By the way, the optical transmission circuit shown in FIG. 2 is for a case where the first and second low-speed electronic signals have the same phase. However, in a case where the second low-speed electronic signal is delayed from the first low-speed electronic signal for the half cycle T/2, as shown in a block diagram of FIG. 5, the second low-speed electronic signal is supplied to a D-type flip flop 25 that latches with an inversion clock and supplied to the drive circuit 30 without delaying the output. In FIG. 5, those parts that are the same as those corresponding parts in FIG. 2 are designated by the same reference numerals, and a description thereof will be omitted.
As described above, in the circuit of FIG. 1, the input low-speed electronic signals are simply bit-multiplexed and the high-speed optical signal indicated by FIG. 3(D) is output. While in the circuit of FIG. 2, the signal obtained by performing Exclusive-OR operation on the input first and second low-speed electronic signals is output as the high-speed optical signal. Since the above-described two circuits have different patterns of the high-speed optical signal, it has not been possible to use the optical transmission circuit in FIG. 2 instead of the optical transmission circuit 12 shown in FIG. 1.

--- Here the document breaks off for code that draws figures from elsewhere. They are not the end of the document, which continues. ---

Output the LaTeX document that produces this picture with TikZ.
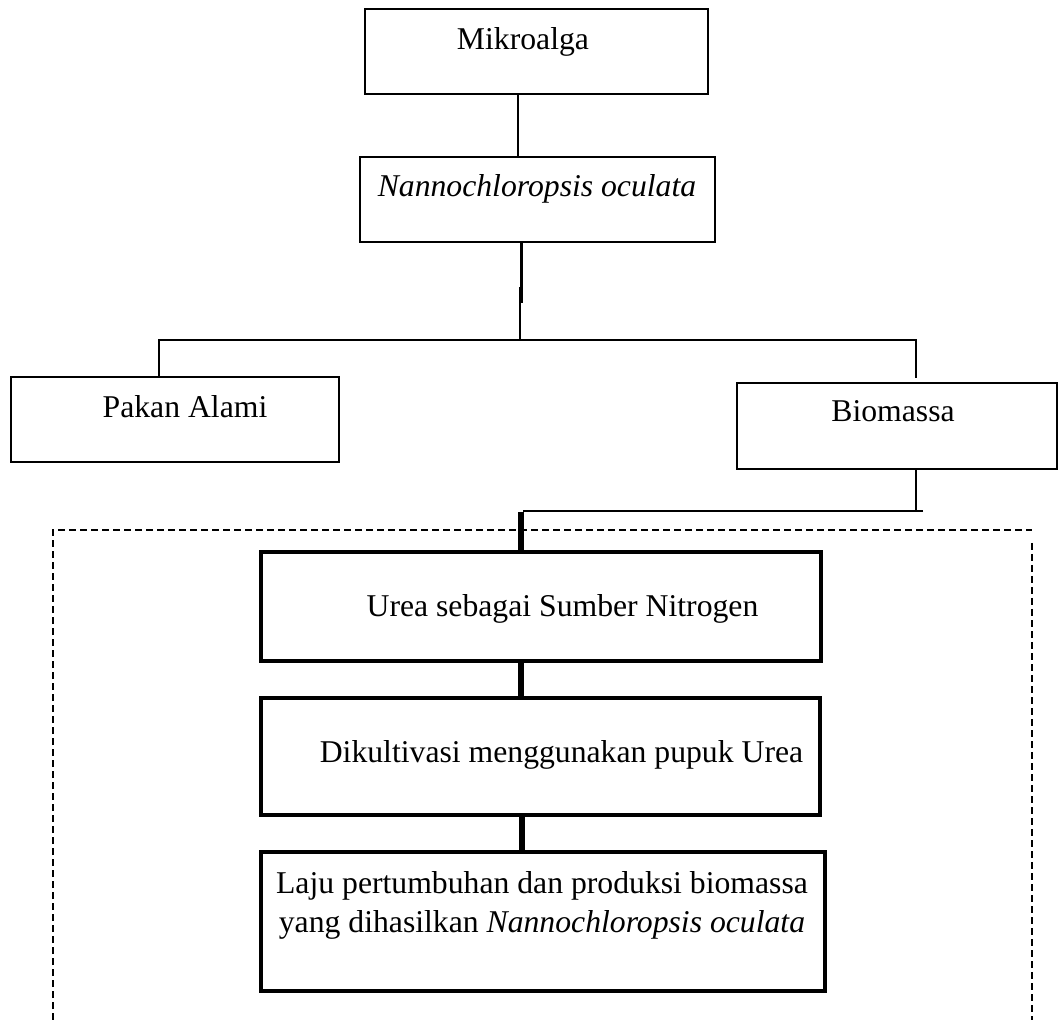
\documentclass[tikz,border=0pt]{standalone}
\usepackage{fontspec}
\setmainfont{Liberation Serif}

\begin{document}
\begin{tikzpicture}[x=0.5pt,y=-0.5pt,
    box/.style={draw,line width=1.2pt,inner sep=0pt},
    bigbox/.style={draw,line width=1.8pt,inner sep=0pt},
    txt/.style={anchor=base,inner sep=0pt,font=\fontsize{15.85pt}{19.5pt}\selectfont},
    link/.style={line width=1.2pt},
    heavy link/.style={line width=3.3pt},
    frame/.style={line width=1pt,dash pattern=on 3.5pt off 2pt}]
  \useasboundingbox (0,0) rectangle (1059,1020);

  \node[box,minimum width=171.5pt,minimum height=42.5pt] (mikro) at (536.5,51.5) {};
  \node[txt] (mikroTxt) at (523,50) {Mikroalga};
  \node[box,minimum width=177.5pt,minimum height=42.5pt] (nanno) at (537.5,199.5) {};
  \node[txt] (nannoTxt) at (537,197) {\textit{Nannochloropsis oculata}};
  \node[box,minimum width=164pt,minimum height=42.5pt] (pakan) at (175,419.5) {};
  \node[txt] (pakanTxt) at (185,418) {Pakan Alami};
  \node[box,minimum width=160pt,minimum height=43pt] (biomassa) at (897,426) {};
  \node[txt] (biomassaTxt) at (893,422) {Biomassa};

  \node[bigbox,minimum width=280pt,minimum height=54.5pt] (urea) at (541,606.5) {};
  \node[txt] (ureaTxt) at (562.5,617) {Urea sebagai Sumber Nitrogen};
  \node[bigbox,minimum width=279.5pt,minimum height=58.5pt] (kultivasi) at (540.5,756.5) {};
  \node[txt] (kultivasiTxt) at (561.5,762) {Dikultivasi menggunakan pupuk Urea};
  \node[bigbox,minimum width=282pt,minimum height=69.5pt] (laju) at (543,921.5) {};
  \node[txt,align=center] (lajuTxt) at (542,932) {Laju pertumbuhan dan produksi biomassa\\yang dihasilkan \textit{Nannochloropsis oculata}};

  \coordinate (split) at (520,340);
  \coordinate (leftTee) at (159,340);
  \coordinate (rightTee) at (916,340);
  \coordinate (joint) at (916,511);
  \coordinate (jointEnd) at (923,511);
  \coordinate (bend) at (523,511);
  \coordinate (drop) at (521,512);

  \draw[link] ([xshift=-9.25pt]mikro.south) -- ([xshift=-9.75pt]nanno.north);
  \draw[link] ([xshift=-8pt]nanno.south) -- ++(0,60);
  \draw[link] (split) -- ++(0,-53);
  \draw[link] (pakan.north -| leftTee) -- (leftTee) -- (rightTee) -- ([yshift=2pt]biomassa.north -| rightTee);
  \draw[link] (biomassa.south -| joint) -- (joint);
  \draw[link] (jointEnd) -- (bend);
  \draw[heavy link] (drop) -- ([xshift=-10pt]urea.north);
  \draw[heavy link] ([xshift=-10pt]urea.south) -- ([xshift=-9.75pt]kultivasi.north);
  \draw[heavy link] ([xshift=-9.25pt]kultivasi.south) -- ([xshift=-10.5pt]laju.north);

  \draw[frame] (53,1020) -- (53,530) -- (1032,530);
  \draw[frame] (1032,543) -- (1032,1020);
\end{tikzpicture}
\end{document}
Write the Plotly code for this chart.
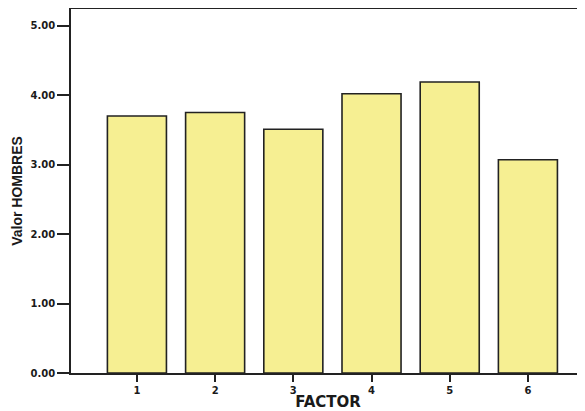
import plotly.graph_objects as go

categories = ["1", "2", "3", "4", "5", "6"]
values = [3.70, 3.75, 3.51, 4.02, 4.19, 3.07]
y_ticks = [0, 1, 2, 3, 4, 5]
y_tick_labels = ["0.00", "1.00", "2.00", "3.00", "4.00", "5.00"]

x_pos = [1, 2, 3, 4, 5, 6]

fig = go.Figure(go.Bar(
    x=x_pos, y=values, width=0.755,
    marker=dict(color="#F6EF92", line=dict(color="#222222", width=1.6)),
))

# page body has an 8px margin, so the figure is sized to fit 585x411 window
fig.update_layout(
    width=577, height=403,
    margin=dict(l=63, r=0, t=1, b=38),
    paper_bgcolor="white", plot_bgcolor="white",
    showlegend=False,
    font=dict(family="DejaVu Sans, Liberation Sans, Arial", color="#1a1a1a"),
    xaxis=dict(
        range=[0.157, 6.73], tickmode="array", tickvals=x_pos, ticktext=categories,
        showline=True, linecolor="#222222", linewidth=1.5, mirror=True,
        ticks="outside", ticklen=7, tickwidth=1.8, tickcolor="#222222",
        showgrid=False, zeroline=False,
        tickfont=dict(size=10, family="DejaVu Sans", weight="bold"),
        title=dict(text="<b>FACTOR</b>", font=dict(size=15, family="DejaVu Sans"), standoff=2),
    ),
    yaxis=dict(
        range=[0, 5.24], tickmode="array", tickvals=y_ticks, ticktext=y_tick_labels,
        showline=True, linecolor="#222222", linewidth=1.5,
        ticks="outside", ticklen=12, tickwidth=1.5, tickcolor="#222222",
        ticklabelstandoff=0,
        showgrid=False, zeroline=False,
        tickfont=dict(size=10, family="DejaVu Sans", weight="bold"),
        title=dict(text="<b>Valor HOMBRES</b>",
                   font=dict(size=14, family="Liberation Sans, Arial"),
                   standoff=5),
    ),
)

fig.write_html("out.html")
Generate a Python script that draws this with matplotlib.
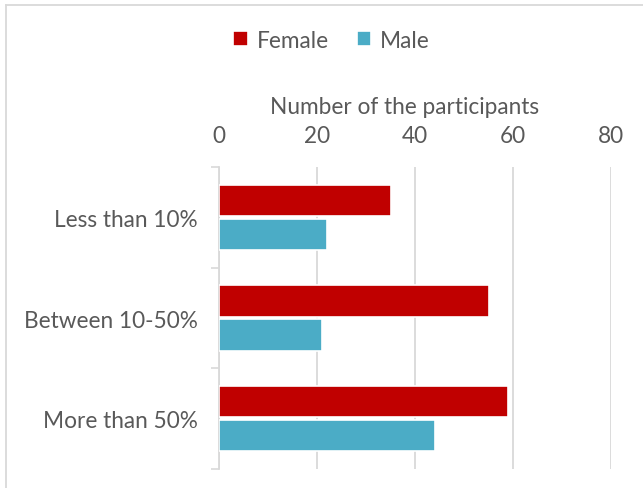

For example, it is conceivable to prepare two serializers 10 shown in FIG. 1 and obtain a further higher speed optical signal by supplying the high-speed electronic signals output by each of the serializers to the flip flops 22, 24 of the optical transmission circuit in FIG. 2. However, in this case, there was a problem in that the Exclusive-OR of the output signals of the two serializer is output as an optical signal, and an optical signal that is obtained by simply bit-multiplexing the output signals of the two serializers cannot be output.
It is a general object of the present invention to provide an optical transmitter that can obtain a simply bit-multiplexed optical signal by using an optical transmission circuit employing a both-side electrode Mach-Zehnder type optical modulator and transmit a high-speed optical signal having a twice bit rate with respect to electronic signals, and to provide a code conversion circuit used therefor.
In order to achieve the object, the present invention is configured to include a code conversion circuit that is supplied with first and second signals having a first bit rate, and generates and outputs, through Exclusive-OR operation, third and fourth signals from which signals obtained by simply bit-multiplexing the first and second signals and having a bit rate twice the first bit rate are obtained, and an optical transmission circuit that performs optical modulation by a both-side electrode Mach-Zehnder type optical modulator using the third and fourth signals, and outputs an optical signal that is Exclusive-OR of the first and fourth signals.
According to such an optical transmitter, the output optical signal is Exclusive-OR of the third and fourth signals, that is, a signal obtained by simply bit-multiplexing the first and second signals and having a twice bit rate, and thus it is possible to transmit a high-speed optical signal having a twice bit rate with respect to electronic signals.